Rassegna Stampa

L'Unione Sarda

«Guardatemi negli occhi» Le verità di Gianni Dettori

Fonte: L'Unione Sarda
10 agosto 2018

Per la prima volta il trasformista si presenta, questa sera a Cagliari, senza trucco

 

 

N on c'è confine che possa arginare la parola, né distanza che possa fermare un'idea. L'autore iraniano Nassim Soleimanpour con la sua opera “White Rabbit Red Rabbit” ci ha dimostrato che l'arte è un mondo sconfinato e tutto da esplorare. Con il suo testo ha abbattuto le barriere tra l'attore e il copione, tra lo stesso attore e il suo pubblico, uniti dalla stessa incertezza su ciò che li aspetta sul palco. All'origine dello spettacolo, una sorta di esperimento antropologico e teatrale, c'è la vicenda personale dell'artista di Teheran: al rifiuto di prestare servizio militare, gli fu ritirato il passaporto, impedendogli così di lasciare il suo paese. Hanno fermato lui, ma non il suo copione che, dal 2011, fa il giro del mondo.
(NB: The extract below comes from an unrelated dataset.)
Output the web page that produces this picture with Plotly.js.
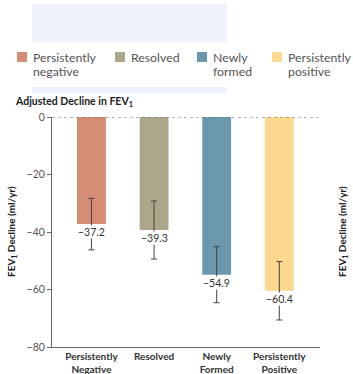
<!DOCTYPE html>
<html>
<head>
<meta charset="utf-8">
<script src="https://cdn.plot.ly/plotly-3.0.1.min.js"></script>
<style>html,body{margin:0;padding:0;background:#fff;}#chart{width:353px;height:374px;}</style>
</head>
<body>
<div id="chart"></div>
<script>
// ---- data ----
const categories = ["Persistently<br>Negative", "Resolved", "Newly<br>Formed", "Persistently<br>Positive"];
const declineValues = [-37.2, -39.3, -54.9, -60.4];
const ciUpper = [-28.3, -29.2, -45.1, -50.3];
const ciLower = [-46.2, -49.4, -64.6, -70.6];
const barColors = ["#d48c75", "#aca68a", "#6b98ac", "#fdd98f"];
const legendLabels = [["Persistently", "negative"], ["Resolved"], ["Newly", "formed"], ["Persistently", "positive"]];
const yTickValues = [0, -20, -40, -60, -80];

// ---- geometry helpers (pixel -> paper) ----
const W = 353, H = 374;
const M = {l: 52, r: 33, t: 117, b: 27};
const PW = W - M.l - M.r, PH = H - M.t - M.b;
const px = x => (x - M.l) / PW;
const py = y => (H - M.b - y) / PH;

const fmt = v => (v < 0 ? "\u2212" : "") + Math.abs(v).toFixed(1);

const trace = {
  type: "bar",
  x: categories,
  y: declineValues,
  marker: {color: barColors, line: {width: 0}},
  error_y: {
    type: "data",
    symmetric: false,
    array: declineValues.map((v, i) => ciUpper[i] - v),
    arrayminus: declineValues.map((v, i) => v - ciLower[i]),
    color: "#444",
    thickness: 1,
    width: 3
  },
  hoverinfo: "none",
  showlegend: false
};

const shapes = [
  {type: "rect", xref: "paper", yref: "paper", x0: px(32), x1: px(227), y0: py(42), y1: py(4), fillcolor: "#eef2fb", line: {width: 0}, layer: "below"},
  {type: "rect", xref: "paper", yref: "paper", x0: px(32), x1: px(227), y0: py(93), y1: py(87), fillcolor: "#eef2fb", line: {width: 0}, layer: "below"},
  {type: "line", xref: "paper", yref: "y", x0: 0, x1: 1, y0: 0, y1: 0, line: {color: "#666", width: 1, dash: "3px,3px"}, layer: "above"}
];

const annotations = [];
const legendX = [17, 115, 197, 272];
legendLabels.forEach((lines, i) => {
  shapes.push({type: "rect", xref: "paper", yref: "paper", x0: px(legendX[i]), x1: px(legendX[i] + 10), y0: py(62), y1: py(52), fillcolor: barColors[i], line: {width: 0}});
  lines.forEach((t, j) => {
    annotations.push({xref: "paper", yref: "paper", x: px(legendX[i] + 15), y: py(57.5 + 13.5 * j), xanchor: "left", yanchor: "middle", showarrow: false, borderpad: 0, text: t, font: {family: "Lato, sans-serif", size: 12.3, color: "#555"}});
  });
});

declineValues.forEach((v, i) => {
  annotations.push({x: categories[i], y: v, xref: "x", yref: "y", yanchor: "top", yshift: -1, showarrow: false, text: fmt(v), bgcolor: "#fff", borderpad: 0, font: {family: "Lato, sans-serif", size: 10.5, color: "#333"}});
});

annotations.push({xref: "paper", yref: "paper", x: px(13), y: py(102), xanchor: "left", yanchor: "middle", showarrow: false, text: "<b>Adjusted Decline in FEV<sub>1</sub></b>", font: {family: "Lato, sans-serif", size: 10.5, color: "#222"}});
[11, 342].forEach(xp => {
  annotations.push({xref: "paper", yref: "paper", x: px(xp), y: 0.5, xanchor: "center", yanchor: "middle", textangle: -90, showarrow: false, text: "<b>FEV<sub>1</sub> Decline (ml/yr)</b>", font: {family: "Lato, sans-serif", size: 10, color: "#222"}});
});

const layout = {
  width: W, height: H,
  margin: M,
  paper_bgcolor: "#fff", plot_bgcolor: "#fff",
  bargap: 0.54,
  showlegend: false,
  font: {family: "Lato, sans-serif"},
  xaxis: {
    type: "category", range: [-0.63, 3.65], showgrid: false, zeroline: false,
    showline: true, linecolor: "#666", linewidth: 1, ticks: "",
    tickfont: {family: "Lato, sans-serif", size: 10, color: "#333", weight: "bold"},
    fixedrange: true
  },
  yaxis: {
    range: [-80, 0], tickvals: yTickValues, ticktext: yTickValues.map(v => v === 0 ? "0" : "\u2212" + Math.abs(v)),
    showgrid: false, zeroline: false, showline: true, linecolor: "#666", linewidth: 1,
    ticks: "outside", ticklen: 4, tickcolor: "#666", tickwidth: 1,
    tickfont: {family: "Lato, sans-serif", size: 10.5, color: "#555"},
    fixedrange: true
  },
  shapes: shapes,
  annotations: annotations
};

Plotly.newPlot("chart", [trace], layout, {displayModeBar: false, staticPlot: true});
</script>
</body>
</html>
Un lungo viaggio che, tappa dopo tappa, ha coinvolto in questo gioco attori e spettatori di ogni latitudine. Già, perché l'attore, ogni volta diverso, che accetta di recitare conoscerà il testo solo quando si alzerà il sipario. E per chi non assisterà allo spettacolo, resterà un segreto. Sono queste le regole del gioco.
Dopo le performance di Tiziana Troja, Michela Sale Musio e Elio Turno Arthemalle, è il turno di Gianni Dettori, in scena oggi alle 21.30 al Teatro Civico di Castello. Con l'istrionico artista sardo - amatissimo, dal pubblico, anche per le sue incursioni negli spettacoli della compagnia Lapola - si chiude il ciclo di rappresentazioni dello spettacolo, progetto firmato 369gradi, organizzato a Cagliari in collaborazione con il Cedac. Oltre trent'anni di carriera, nascosti dietro una maschera. Un trucco che non ha coperto tuttavia le sue qualità. Anzi, ha fatto scoprire ad un vasto pubblico, la grande sensibilità umana e artistica del trasformista cagliaritano.
Dettori, come ha reagito ad una proposta così diversa dal suo genere?
«Me lo ha chiesto una cara amica e inizialmente ero titubante. Anche perché dei quattro interpreti, tutti attori, io sono quello con meno esperienza. Ma negli ultimi anni della mia vita ho cominciato a smettere di dire “no” alle proposte che ricevo. Quindi a distanza di qualche giorno ho accettato. Naturalmente con l'avvicinarsi dello spettacolo l'ansia sale perché del copione non si sa niente».
Con quale stato d'animo affronta questa sfida?
«Come sempre, da più di trent'anni, con l'ansia del pre-spettacolo. Che sia il mio, che sia quello fatto per altri. La paura di non essere capace di portare a termine il lavoro o che qualcosa non vada per il giusto verso. Ma è un progetto stimolante perché ti mette a confronto con gli altri. Alla fine, come ogni volta cerco di dare tutto me stesso. Poi, vada come vada. In fondo l'unico input è quello di donarci».
La spaventa dismettere i panni del trasformismo burlesco?
«No, non mi spaventa. Anzi, mi fa uscire dall'idea che gli altri possono avere di me. Questa, come altre che stanno arrivando, è un'esperienza diversa. Per me il teatro potrebbe diventare un nuovo campo di esplorazione e nuovo modo di raccontare».
La parola non ha confini, ci insegna Nassim. Eppure per molti uomini sono spesso invalicabili. Secondo lei l'arte è uno strumento per superarli davvero?
«Credo proprio di sì. Con l'arte si superano anche molti limiti personali, si possono aprire gli occhi di chi è distratto o guarda da un'altra parte. E il punto di vista di ognuno di noi può cambiare. Personalmente mi ha reso molto più sensibile, attento agli affetti, non mi fermo più alla prima impressione».